■ **Given problem**
What is the number of lines that include the word "this"? Provide only that figure.
_ _ _
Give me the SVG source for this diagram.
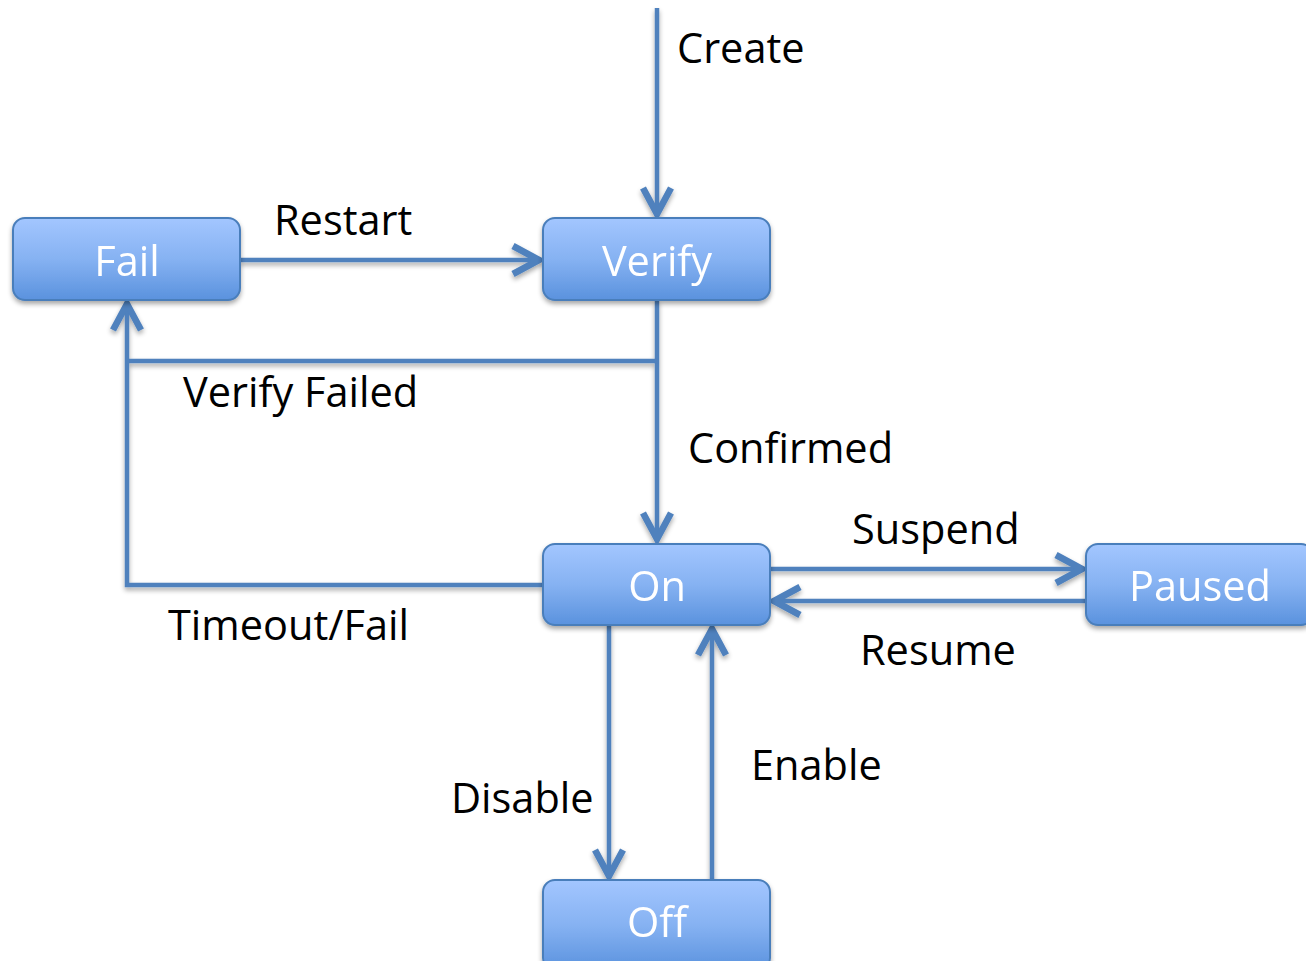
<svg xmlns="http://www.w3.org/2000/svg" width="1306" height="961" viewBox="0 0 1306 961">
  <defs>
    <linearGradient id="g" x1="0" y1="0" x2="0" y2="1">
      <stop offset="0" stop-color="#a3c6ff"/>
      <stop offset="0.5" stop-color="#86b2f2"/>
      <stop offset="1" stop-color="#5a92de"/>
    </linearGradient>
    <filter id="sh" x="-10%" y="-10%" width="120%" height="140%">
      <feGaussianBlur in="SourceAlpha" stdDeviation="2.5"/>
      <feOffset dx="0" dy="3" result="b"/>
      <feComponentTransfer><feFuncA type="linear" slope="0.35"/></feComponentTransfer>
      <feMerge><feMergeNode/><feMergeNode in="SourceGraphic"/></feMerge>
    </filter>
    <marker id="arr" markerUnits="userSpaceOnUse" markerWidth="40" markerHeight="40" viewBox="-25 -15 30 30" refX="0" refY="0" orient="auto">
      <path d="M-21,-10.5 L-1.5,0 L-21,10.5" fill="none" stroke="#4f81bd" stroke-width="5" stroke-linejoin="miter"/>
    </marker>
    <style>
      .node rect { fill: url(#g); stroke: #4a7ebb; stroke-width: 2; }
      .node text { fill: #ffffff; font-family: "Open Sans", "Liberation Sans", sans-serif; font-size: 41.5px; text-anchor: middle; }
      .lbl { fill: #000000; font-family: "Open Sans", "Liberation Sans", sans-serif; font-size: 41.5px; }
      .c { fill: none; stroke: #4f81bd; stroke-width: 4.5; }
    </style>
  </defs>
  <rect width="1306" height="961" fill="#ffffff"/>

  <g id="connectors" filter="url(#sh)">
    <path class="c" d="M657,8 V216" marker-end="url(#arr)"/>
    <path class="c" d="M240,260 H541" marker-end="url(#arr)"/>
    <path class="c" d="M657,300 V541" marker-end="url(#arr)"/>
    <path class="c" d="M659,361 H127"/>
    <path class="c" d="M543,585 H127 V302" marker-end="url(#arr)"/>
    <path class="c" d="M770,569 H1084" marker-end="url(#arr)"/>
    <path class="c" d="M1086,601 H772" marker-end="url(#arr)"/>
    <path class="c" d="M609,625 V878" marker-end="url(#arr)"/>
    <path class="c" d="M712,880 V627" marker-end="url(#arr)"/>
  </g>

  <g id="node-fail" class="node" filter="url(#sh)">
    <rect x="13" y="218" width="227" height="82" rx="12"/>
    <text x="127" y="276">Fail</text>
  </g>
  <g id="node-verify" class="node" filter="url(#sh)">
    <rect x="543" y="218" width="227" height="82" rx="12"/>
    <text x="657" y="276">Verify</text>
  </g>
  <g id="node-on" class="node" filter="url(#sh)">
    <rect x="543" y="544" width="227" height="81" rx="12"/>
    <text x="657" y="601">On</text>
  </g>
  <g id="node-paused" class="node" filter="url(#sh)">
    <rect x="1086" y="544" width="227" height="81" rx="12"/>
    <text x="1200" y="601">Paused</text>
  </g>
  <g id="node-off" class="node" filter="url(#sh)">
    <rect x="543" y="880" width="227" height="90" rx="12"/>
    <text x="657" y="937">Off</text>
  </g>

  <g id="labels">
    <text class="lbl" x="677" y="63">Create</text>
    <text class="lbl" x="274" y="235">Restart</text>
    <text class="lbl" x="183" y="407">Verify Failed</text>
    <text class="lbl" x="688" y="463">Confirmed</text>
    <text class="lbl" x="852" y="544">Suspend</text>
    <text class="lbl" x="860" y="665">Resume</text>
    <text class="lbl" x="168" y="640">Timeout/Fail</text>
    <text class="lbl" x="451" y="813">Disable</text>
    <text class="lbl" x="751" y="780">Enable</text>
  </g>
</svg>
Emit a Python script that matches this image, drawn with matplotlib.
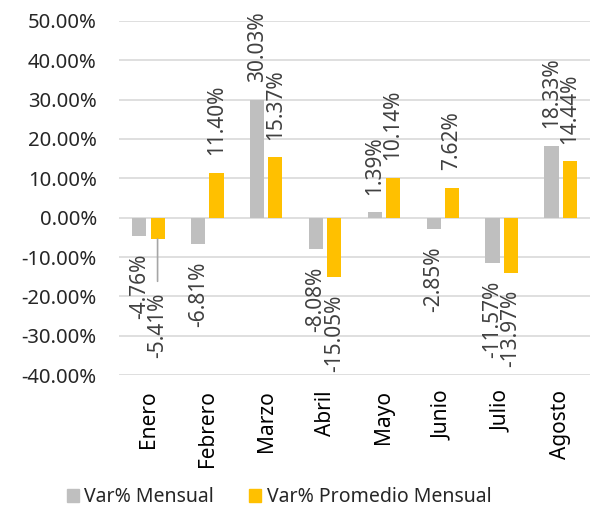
_ _ _
■ **Finished exercise**
2